Saints lock Courtney Lawes believes he is back to his bulldozing best.
Second rows Lawes, Joe Launchbury and Maro Itoje started for England against Wales last Saturday and performed well in the win.
Itoje was named as blindside flanker, wearing the number six jersey, but such is his scrummaging strength that Jones deployed him at lock, with Lawes on the flank.
Lawes said: “I suppose the only difference between a lock and a six nowadays is the position in the scrum.
“I’m just here to perform to the best of my ability and do what I’m told.”
And Lawes believes he is in his best form since helping Saints win the 2014 Premiership title ahead of Saracens.

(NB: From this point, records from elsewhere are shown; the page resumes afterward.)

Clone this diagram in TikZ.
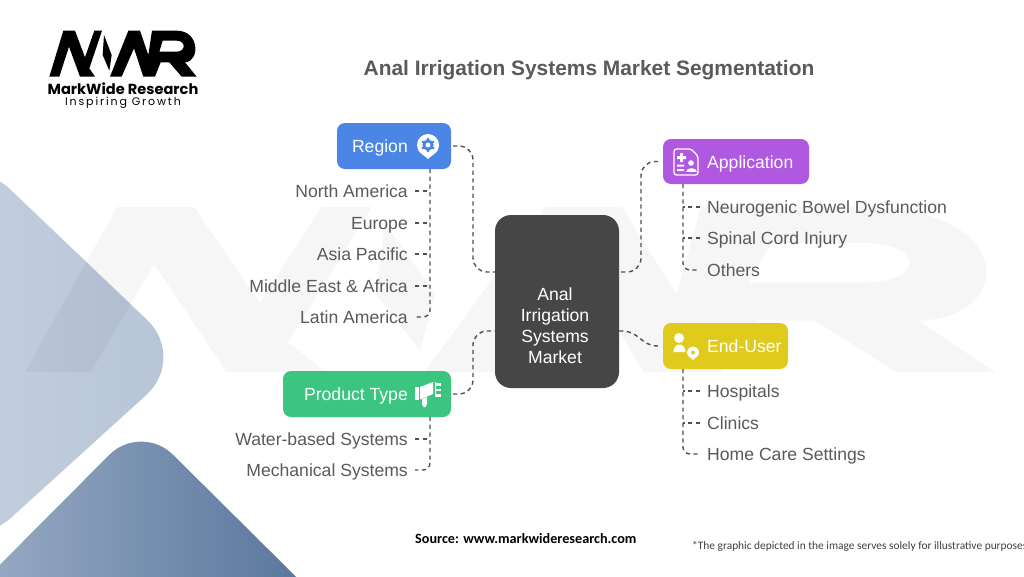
\documentclass[tikz,border=0pt]{standalone}
\usepackage{fontspec}
\setmainfont{Liberation Sans}
\newfontfamily\logofont{Poppins}
\newfontfamily\logospaced[LetterSpace=17]{Poppins}
\newfontfamily\notefont{Carlito}
\usetikzlibrary{arrows.meta,positioning,calc,shapes.geometric}
\definecolor{regionblue}{HTML}{4B86E6}
\definecolor{applypurple}{HTML}{B158E0}
\definecolor{productgreen}{HTML}{3CC481}
\definecolor{useryellow}{HTML}{E0CB1C}
\definecolor{centregrey}{HTML}{464646}
\definecolor{itemgrey}{HTML}{5A5A5A}
\definecolor{linkgrey}{HTML}{505050}
\tikzset{
  catbox/.style={shape=rectangle,rounded corners=8pt,minimum height=46pt,inner sep=0pt,outer sep=0pt},
  catlabel/.style={inner sep=0pt,text=white,text height=12pt,text depth=0pt,font=\fontsize{17.6}{20}\selectfont},
  itemleft/.style={anchor=east,inner sep=0pt,text=itemgrey,text height=12pt,text depth=0pt,font=\fontsize{17.6}{20}\selectfont},
  itemright/.style={anchor=west,inner sep=0pt,text=itemgrey,text height=12pt,text depth=0pt,font=\fontsize{17.6}{20}\selectfont},
  linkdash/.style={draw=linkgrey,line width=1.4pt,dash pattern=on 4.2pt off 3.5pt},
}
\newcommand{\mwrmark}{%
  (148,230)--(190,92)--(225,92)--(255,172)--(283,92)--(306,92)--(268,205)--(285,230)--(240,230)--(207,140)--(178,230)--cycle
  (312,105)--(335,165)--(328,212)--(308,165)--cycle
  (330,230)--(385,92)--(420,92)--(445,165)--(456,92)--(530,92)..controls (600,92) and (600,185) .. (555,187)--(590,230)--(545,230)--(508,187)--(482,187)--(465,230)--(430,230)--(402,145)--(365,230)--cycle
  (488,122)--(530,122)..controls (558,122) and (558,155) .. (530,155)--(478,155)--cycle}
\begin{document}
\begin{tikzpicture}[x=1pt,y=-1pt]
  \useasboundingbox (0,0) rectangle (1024,576);
  \fill[white] (0,0) rectangle (1024,576);
  \begin{scope}
    \clip (0,0) rectangle (1024,576);
    \shade[rounded corners=55pt,shading angle=120,
      left color={rgb,255:red,208;green,217;blue,228},right color={rgb,255:red,182;green,196;blue,214}]
      (-30,151) -- (187,358) -- (-30,555) -- (-250,355) -- cycle;
    \shade[rounded corners=45pt,shading angle=115,
      left color={rgb,255:red,168;green,184;blue,206},right color={rgb,255:red,72;green,104;blue,146}]
      (141,423) -- (391,671) -- (141,920) -- (-100,665) -- cycle;
  \end{scope}
  \begin{scope}[shift={(-300,97)},xscale=2.195,yscale=1.196]
    \fill[black,opacity=0.035,even odd rule] \mwrmark;
  \end{scope}
  \begin{scope}[xscale=1/3,yscale=1/3]
    \fill[black,even odd rule] \mwrmark;
  \end{scope}
  \node[inner sep=0pt,text height=10pt,text depth=0pt,font=\logofont\bfseries\fontsize{14.6}{16}\selectfont] (brand) at (123,89) {MarkWide Research};
  \node[inner sep=0pt,text height=8pt,text depth=0pt,font=\logospaced\fontsize{11}{12}\selectfont] (slogan) at (123,101.5) {Inspiring Growth};
  \node[inner sep=0pt,text=itemgrey,font=\bfseries\fontsize{20.9}{24}\selectfont] (title) at (589,70) {Anal Irrigation Systems Market Segmentation};

  \node[catbox,fill=centregrey,rounded corners=16pt,minimum width=124pt,minimum height=173pt] (centre) at (557,301.5) {};
  \node[inner sep=0pt,text=white,align=center,font=\fontsize{17.6}{21}\selectfont] (centretext) at (555,326) {Anal\\Irrigation\\Systems\\Market};
  \node[catbox,fill=regionblue,minimum width=114pt] (region) at (394,146) {};
  \node[catbox,fill=applypurple,minimum width=146pt,minimum height=45pt] (application) at (736,161.5) {};
  \node[catbox,fill=productgreen,minimum width=168pt] (product) at (367,394) {};
  \node[catbox,fill=useryellow,minimum width=125pt] (enduser) at (725.5,346) {};
  \node[catlabel,anchor=east] (regiontext) at (408,146) {Region};
  \node[catlabel,anchor=west] (applicationtext) at (707,162) {Application};
  \node[catlabel,anchor=east] (producttext) at (408,394) {Product Type};
  \node[catlabel,anchor=west] (endusertext) at (707,346) {End-User};

  \node[itemleft] (northam) at (408,191) {North America};
  \node[itemleft] (europe) at (408,223) {Europe};
  \node[itemleft] (asia) at (408,254) {Asia Pacific};
  \node[itemleft] (mideast) at (408,286) {Middle East \& Africa};
  \node[itemleft] (latin) at (408,317) {Latin America};
  \node[itemleft] (water) at (408,439) {Water-based Systems};
  \node[itemleft] (mech) at (408,470) {Mechanical Systems};
  \node[itemright] (neuro) at (707,207) {Neurogenic Bowel Dysfunction};
  \node[itemright] (spinal) at (707,238) {Spinal Cord Injury};
  \node[itemright] (others) at (707,270) {Others};
  \node[itemright] (hospitals) at (707,391) {Hospitals};
  \node[itemright] (clinics) at (707,423) {Clinics};
  \node[itemright] (homecare) at (707,454) {Home Care Settings};

  \node[inner sep=0pt,anchor=mid west,font=\notefont\bfseries\fontsize{14.2}{16}\selectfont] (source) at (415,541) {Source: www.markwideresearch.com};
  \node[inner sep=0pt,anchor=mid west,text=black!75,font=\notefont\fontsize{11.4}{13}\selectfont] (note) at (692,547) {*The graphic depicted in the image serves solely for illustrative purposes};

  % links to the centre
  \coordinate (leftupper) at ([yshift=29.5]centre.west);
  \coordinate (leftlower) at ([yshift=-29.5]centre.west);
  \coordinate (rightupper) at ([yshift=29.5]centre.east);
  \coordinate (rightlower) at ([yshift=-29.5]centre.east);
  \draw[linkdash,rounded corners=14pt] ([xshift=2]region.east) -| ([xshift=-22]leftupper) -- (leftupper);
  \draw[linkdash,rounded corners=14pt] ([xshift=2]product.east) -| ([xshift=-22]leftlower) -- (leftlower);
  \draw[linkdash,rounded corners=14pt] ([xshift=-5]application.west) -| ([xshift=22]rightupper) -- (rightupper);
  \draw[linkdash] ([xshift=-5]enduser.west) .. controls (640,346) and (640,330) .. (rightlower);

  % trunks and branches
  \coordinate (regiontrunk) at ([xshift=-21]region.south east);
  \coordinate (producttrunk) at ([xshift=-21]product.south east);
  \coordinate (applicationtrunk) at ([xshift=-126]application.south east);
  \coordinate (endusertrunk) at ([xshift=-105]enduser.south east);
  \draw[linkdash,rounded corners=7pt] (regiontrunk) |- ([xshift=7]latin.east);
  \draw[linkdash,rounded corners=7pt] (producttrunk) |- ([xshift=7]mech.east);
  \draw[linkdash,rounded corners=7pt] (applicationtrunk) |- ([xshift=-7]others.west);
  \draw[linkdash,rounded corners=7pt] (endusertrunk) |- ([xshift=-7]homecare.west);
  \foreach \item in {northam,europe,asia,mideast}
    \draw[linkdash] ([xshift=7]\item.east) -- (\item.east -| regiontrunk);
  \draw[linkdash] ([xshift=7]water.east) -- (water.east -| producttrunk);
  \foreach \item in {neuro,spinal}
    \draw[linkdash] ([xshift=-7]\item.west) -- (\item.west -| applicationtrunk);
  \foreach \item in {hospitals,clinics}
    \draw[linkdash] ([xshift=-7]\item.west) -- (\item.west -| endusertrunk);

  % pin with gear
  \begin{scope}[shift={(428,145)}]
    \fill[white] (0,0) circle (11);
    \fill[white] (-10,4.5) .. controls (-7,9) and (-3,11) .. (0,14) .. controls (3,11) and (7,9) .. (10,4.5) -- cycle;
    \fill[regionblue] (0,0) circle (5.6);
    \foreach \a in {30,90,...,330} \fill[regionblue] (\a:5.8) circle (1.6);
    \fill[white] (0,0) circle (2.4);
  \end{scope}
  % chart with cross
  \begin{scope}[shift={(674,149)}]
    \draw[white,line width=1.3pt,rounded corners=2.5pt] (0,0) -- (17,0) -- (24,7) -- (24,26) -- (0,26) -- cycle;
    \fill[white] (6,4) rectangle (9,13) (3,7) rectangle (12,10);
    \fill[white] (17,14) circle (2.8);
    \fill[white] (11.5,23) .. controls (11.5,17.5) and (22.5,17.5) .. (22.5,23) -- cycle;
    \fill[white] (3,15.5) rectangle (10,17.5) (3,20) rectangle (10,22);
  \end{scope}
  % horn
  \begin{scope}[shift={(415,381)}]
    \fill[white] (0,6) rectangle (3.5,19);
    \fill[white] (5,6) -- (18,1) -- (18,13) -- (5,18.5) -- cycle;
    \fill[white] (7,18) -- (12,16) -- (12,23) -- (10.5,26) -- (8.5,26) -- (7,23) -- cycle;
    \foreach \dy in {2,7.5,13} \fill[white] (21,\dy) rectangle (26,\dy+2.5);
    \fill[white] (19.5,1) rectangle (21,15.5);
  \end{scope}
  % person with pin
  \begin{scope}[shift={(679,338)}]
    \fill[white] (0,0) circle (5);
    \fill[white] (-5.5,14) .. controls (-5.5,4) and (6,4) .. (6.5,14) -- cycle;
    \fill[useryellow] (14,14.5) circle (7);
    \fill[white] (14,14.5) circle (5.9);
    \fill[white] (8.6,16.5) -- (14,22) -- (19.4,16.5) -- cycle;
    \fill[useryellow] (14,14.5) circle (2);
  \end{scope}
\end{tikzpicture}
\end{document}
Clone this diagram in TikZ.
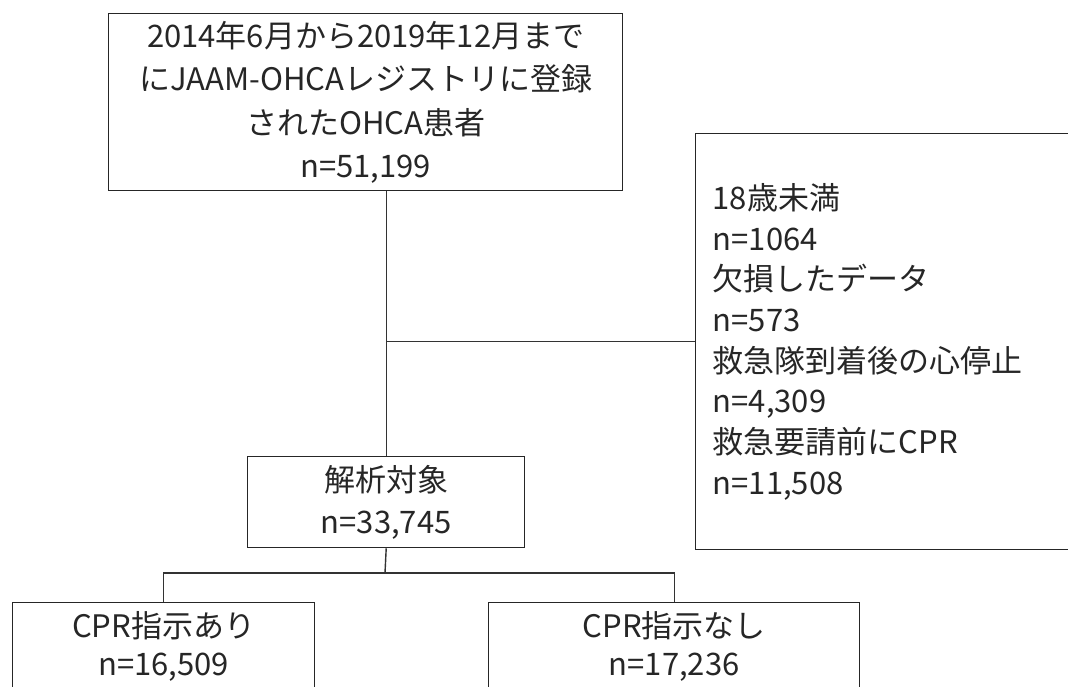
\documentclass[tikz,border=0pt]{standalone}
\usepackage{fontspec}
\setmainfont{Noto Sans CJK JP}
\begin{document}
\begin{tikzpicture}[x=1pt,y=-1pt,
  box/.style={draw=black!85, line width=1.4pt, text=black!85, inner sep=0pt, align=center},
  conn/.style={draw=black!80, line width=1.4pt}]
\useasboundingbox (0,0) rectangle (1068,686);
\clip (0,0) rectangle (1068,686);
\fill[white] (0,0) rectangle (1068,686);

\node[box, minimum width=514pt, minimum height=177pt, anchor=north west,
      font=\fontsize{31}{43.5}\selectfont] (top) at (108,13)
  {2014年6月から2019年12月まで\\にJAAM-OHCAレジストリに登録\\されたOHCA患者\\n=51,199};

\node[box, minimum width=420pt, minimum height=416pt, anchor=north west,
      align=left, text width=386pt, inner xsep=17pt,
      font=\fontsize{31}{40.7}\selectfont] (excl) at (695,133)
  {18歳未満\\n=1064\\欠損したデータ\\n=573\\救急隊到着後の心停止\\n=4,309\\救急要請前にCPR\\n=11,508};

\node[box, minimum width=277pt, minimum height=91pt, anchor=north west,
      font=\fontsize{31}{42}\selectfont] (mid) at (247,456)
  {解析対象\\n=33,745};

\node[box, minimum width=302pt, minimum height=88pt, anchor=north west,
      font=\fontsize{31}{38}\selectfont] (left) at (12,602)
  {CPR指示あり\\n=16,509};

\node[box, minimum width=371pt, minimum height=88pt, anchor=north west,
      font=\fontsize{31}{38}\selectfont] (right) at (488,602)
  {CPR指示なし\\n=17,236};

\coordinate (j1) at (mid.north |- excl.west);
\coordinate (j2) at (385,573);
\draw[conn] (top.south -| mid.north) -- (mid.north);
\draw[conn] (j1) -- (excl.west);
\draw[conn] (mid.south) -- (j2);
\draw[conn] (left.north) -- (left.north |- j2) -- (right.north |- j2) -- (right.north);
\end{tikzpicture}
\end{document}
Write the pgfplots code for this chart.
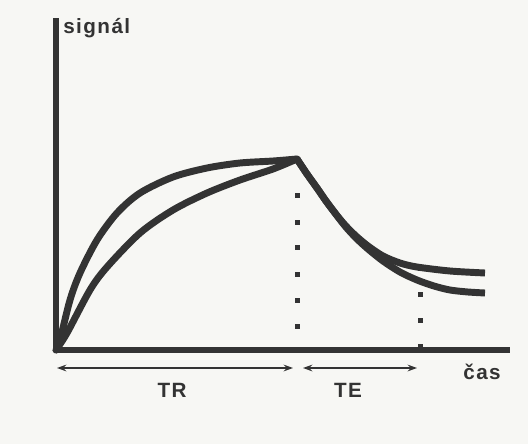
\documentclass[border=0pt]{standalone}
\usepackage{pgfplots}
\pgfplotsset{compat=1.18}
\usepackage{fontspec}
\setmainfont{Liberation Sans}
\newfontfamily\lab[LetterSpace=7]{Liberation Sans}
\usetikzlibrary{arrows.meta}
\definecolor{ink}{HTML}{333333}
\definecolor{paper}{HTML}{F7F7F4}
\begin{document}
\begin{tikzpicture}
\path[use as bounding box, fill=paper] (-42pt,-70.5pt) rectangle (354pt,262.5pt);
\begin{axis}[
  x=0.75pt, y=0.75pt, anchor=origin,
  xmin=0, xmax=454, ymin=0, ymax=332,
  axis lines=left,
  axis line style={-, line width=4.2pt, ink},
  ticks=none,
  clip=false,
]
% rising curves (TR)
\addplot[ink, line width=5.2pt, smooth, tension=0.5, line cap=round] coordinates {
  (0,0) (4,10) (14,50) (24,77) (41,110) (61,137) (84,157) (117,173) (151,182) (184,187) (217,189) (241,191)};
\addplot[ink, line width=5.2pt, smooth, tension=0.5, line cap=round] coordinates {
  (0,0) (11,17) (34,60) (51,83) (84,117) (117,140) (151,157) (184,170) (217,181) (241,191)};
% decay curves
\addplot[ink, line width=5.2pt, smooth, tension=0.5, line cap=butt] coordinates {
  (241,191) (251,176) (261,162) (270,149) (279,137) (289,125) (300,114) (312,104) (327,94) (344,87) (361,83) (394,79) (429,77)};
\addplot[ink, line width=5.2pt, smooth, tension=0.5, line cap=butt] coordinates {
  (241,191) (251,176) (261,162) (270,149) (279,137) (289,124) (300,112) (312,101) (327,89) (344,78) (361,70) (378,64) (394,60) (412,58) (429,57)};
% dotted markers
\addplot[only marks, mark=square*, mark size=1.6pt, ink] coordinates {
  (241,155) (241,128) (241,103) (241,76) (241,50) (241,24)};
\addplot[only marks, mark=square*, mark size=1.6pt, ink] coordinates {
  (364,82) (364,56) (364,30) (364,4)};
% annotations
\draw[ink, line width=1.4pt, {Stealth[length=7pt,width=5pt]}-{Stealth[length=7pt,width=5pt]}] (axis cs:1,-18) -- (axis cs:237,-18);
\draw[ink, line width=1.4pt, {Stealth[length=7pt,width=5pt]}-{Stealth[length=7pt,width=5pt]}] (axis cs:247,-18) -- (axis cs:361,-18);
\node[anchor=west, text=ink, font=\lab\fontsize{15.5}{18}\selectfont\bfseries, inner sep=0pt] at (axis cs:7,322) {signál};
\node[text=ink, font=\lab\fontsize{15.5}{18}\selectfont\bfseries, inner sep=0pt] at (axis cs:426,-22) {čas};
\node[text=ink, font=\lab\fontsize{15.5}{18}\selectfont\bfseries, inner sep=0pt] at (axis cs:116,-40) {TR};
\node[text=ink, font=\lab\fontsize{15.5}{18}\selectfont\bfseries, inner sep=0pt] at (axis cs:292,-40) {TE};
\end{axis}
\end{tikzpicture}
\end{document}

“I really want to see where my potential can take me and find where that limit is,” he said.
“(It is about) sustained performance. You can’t be the best player in the world for a game and think you’re the best player in the world.”
It was a word with Jones, early in the Australian’s now 15-month tenure, that gave Lawes an added impetus.
Jones wanted the defensively destructive lock to rediscover his ball-carrying ability.
“I wasn’t in the place I needed to be when I first met him. And, now, hopefully (I am) getting there,” Lawes added.
“Eddie pointed out that that is what he wanted me to do. I had a choice: carry on doing what I was doing and probably not play for England again, or develop my game, again - back to what it was.
“It was very good for me. I needed to push myself more and that’s what he made me do.
“It’s been much better for my game. It means that I don’t have to rely on my defensive game to play well. I can do a lot more than that.”
An ankle operation after last June’s 3-0 Test series win in Australia has helped Lawes’ footwork, aiding his ball carrying and enabling him to fill some of the void by the injury-enforced absences of the Vunipola brothers, Mako and Billy.
“Hopefully I can continue to develop in that department and get better still,” the 27-year-old said.
Jones has hinted at changes to face Italy on February 26, but Lawes still wants to play, recognising in a competitive environment possession of the shirt is key.
He added: “You want to play, but you respect the boss man’s decisions. That’s the end of it.”